-- Start of Dataset section --
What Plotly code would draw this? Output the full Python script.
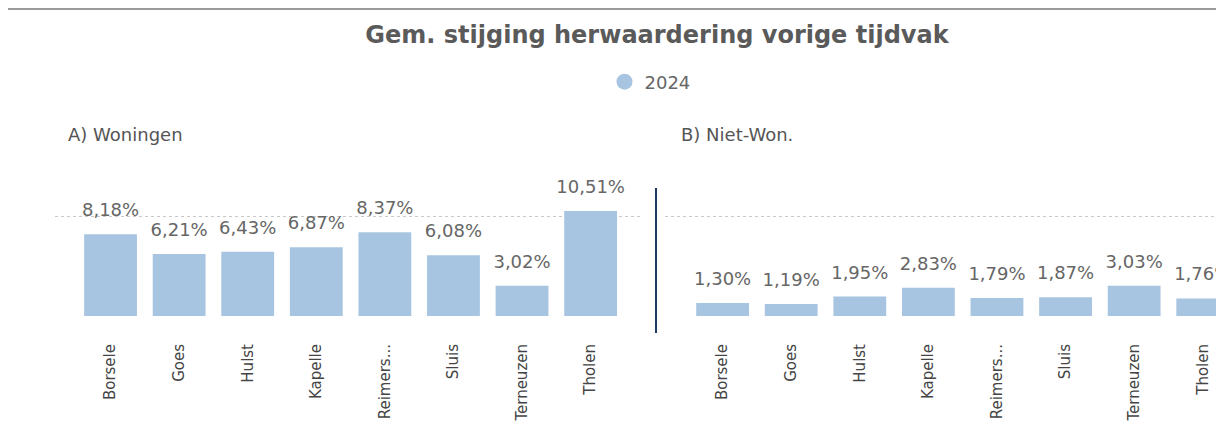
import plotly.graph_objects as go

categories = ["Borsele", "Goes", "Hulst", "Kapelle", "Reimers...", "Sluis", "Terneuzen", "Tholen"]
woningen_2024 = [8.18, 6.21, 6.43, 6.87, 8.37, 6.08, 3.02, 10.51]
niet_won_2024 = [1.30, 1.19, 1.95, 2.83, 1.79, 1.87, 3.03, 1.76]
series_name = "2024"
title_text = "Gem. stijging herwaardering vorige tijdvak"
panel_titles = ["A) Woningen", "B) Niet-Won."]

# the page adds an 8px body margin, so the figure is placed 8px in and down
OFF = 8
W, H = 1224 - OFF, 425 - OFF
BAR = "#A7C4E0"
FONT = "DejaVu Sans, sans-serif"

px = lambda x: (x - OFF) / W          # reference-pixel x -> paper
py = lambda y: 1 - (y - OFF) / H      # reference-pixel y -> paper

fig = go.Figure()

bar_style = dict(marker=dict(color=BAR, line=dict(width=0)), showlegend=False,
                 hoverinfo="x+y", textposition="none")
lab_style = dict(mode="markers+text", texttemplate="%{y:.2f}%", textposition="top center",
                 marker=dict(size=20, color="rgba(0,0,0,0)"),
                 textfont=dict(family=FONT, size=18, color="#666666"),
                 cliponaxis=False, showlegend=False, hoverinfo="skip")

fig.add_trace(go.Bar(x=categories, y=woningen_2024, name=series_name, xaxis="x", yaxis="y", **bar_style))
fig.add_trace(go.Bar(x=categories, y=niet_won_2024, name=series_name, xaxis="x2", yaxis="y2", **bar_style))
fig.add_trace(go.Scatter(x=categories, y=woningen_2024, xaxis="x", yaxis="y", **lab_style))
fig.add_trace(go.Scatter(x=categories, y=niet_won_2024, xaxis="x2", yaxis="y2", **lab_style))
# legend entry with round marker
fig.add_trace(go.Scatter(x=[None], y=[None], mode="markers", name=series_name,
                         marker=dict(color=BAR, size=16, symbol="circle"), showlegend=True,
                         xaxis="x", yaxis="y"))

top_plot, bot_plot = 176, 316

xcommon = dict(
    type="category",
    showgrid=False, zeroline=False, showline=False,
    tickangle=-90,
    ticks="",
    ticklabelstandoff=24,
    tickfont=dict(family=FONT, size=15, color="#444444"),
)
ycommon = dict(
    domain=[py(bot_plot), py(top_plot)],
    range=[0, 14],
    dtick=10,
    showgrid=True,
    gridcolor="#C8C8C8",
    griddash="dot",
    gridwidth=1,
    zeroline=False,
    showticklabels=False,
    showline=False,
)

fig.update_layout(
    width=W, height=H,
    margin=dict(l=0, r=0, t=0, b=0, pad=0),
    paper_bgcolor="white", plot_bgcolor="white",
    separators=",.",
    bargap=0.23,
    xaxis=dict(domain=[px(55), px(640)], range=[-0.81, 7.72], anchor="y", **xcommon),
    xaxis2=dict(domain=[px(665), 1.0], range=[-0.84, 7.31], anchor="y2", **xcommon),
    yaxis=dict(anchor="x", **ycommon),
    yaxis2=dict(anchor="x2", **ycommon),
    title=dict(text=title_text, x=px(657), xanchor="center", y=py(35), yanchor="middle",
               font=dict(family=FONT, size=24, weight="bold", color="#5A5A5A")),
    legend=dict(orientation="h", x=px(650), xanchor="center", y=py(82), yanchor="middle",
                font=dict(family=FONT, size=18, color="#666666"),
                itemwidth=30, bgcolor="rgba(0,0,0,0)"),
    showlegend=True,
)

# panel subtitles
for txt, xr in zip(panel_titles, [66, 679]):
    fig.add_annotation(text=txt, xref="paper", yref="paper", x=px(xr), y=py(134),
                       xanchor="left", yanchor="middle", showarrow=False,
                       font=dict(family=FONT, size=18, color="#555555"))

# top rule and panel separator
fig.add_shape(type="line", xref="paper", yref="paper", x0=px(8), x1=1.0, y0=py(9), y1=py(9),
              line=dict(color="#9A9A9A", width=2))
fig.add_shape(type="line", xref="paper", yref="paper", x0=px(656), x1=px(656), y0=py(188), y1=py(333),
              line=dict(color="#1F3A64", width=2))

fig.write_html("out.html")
-- End of Dataset section --
Aim — Repeat the lines above, starting at the first and stopping after the line that holds "import plotly.graph_objects as go", with the pictures left out.

Problem solution —
What Plotly code would draw this? Output the full Python script.
import plotly.graph_objects as go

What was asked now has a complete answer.